Quadcopters and other tiny pilotless aircraft pose real dangers to both first responders and military personnel at home and abroad right now. In June 2016, firefighting helicopters battling a wild blaze in California had to briefly halt operations after a private drone entered the airspace. Four months earlier, U.S. Navy security personnel had spotted a small drone over the Kitsap-Bangor base, which is home to a number of nuclear-armed Ohio-class ballistic missile submarines.

More recently, Islamic State modified commercial unmanned systems so they could drop small bombs on government troops and civilians in Iraq and Syria.
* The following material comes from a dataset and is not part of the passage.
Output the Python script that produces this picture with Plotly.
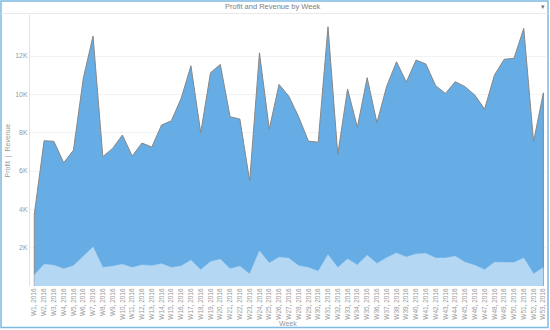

In January 2017, the terrorists released a video of them using the improvised arrangement to attack an Iraqi M1 Abrams tank. Potentially even more worrisome, the brutal group has used the drones to spy on their opponents, help artillery units adjust their fire and even film slick propaganda videos of suicide attacks.

In July 2016, the U.S. Army included an entire section on the threat and how to respond to it on the battlefield in a new training manual called Techniques for Combined Arms for Air Defense. Category 1 and 2 drones were among “the greatest challenges for Army forces,” the handbook explained.

If they prove successful, the net-filled shells will likely only be one component of a suite of future weapons for the rapidly expanding mission of counter-small unmanned aerial systems (C-UAS). Since 2016, multiple pictures have appeared on social media of American troops actually fielding rifle-like jamming sets in Iraq and Syria. For a wider layer and more automative form of defense, the Air Force itself has reportedly bought limited numbers of an Israeli “Drone Guard” system and Liteye’s Anti-UAV Defense System (AUDS). On a higher-end of the spectrum, directed energy weapons and other counter-rocket, artillery and missile (C-RAM) like systems theoretically could make up the upper layer of area drone defense, but the Pentagon still has not fielded such a capability in a substantial and focused manner.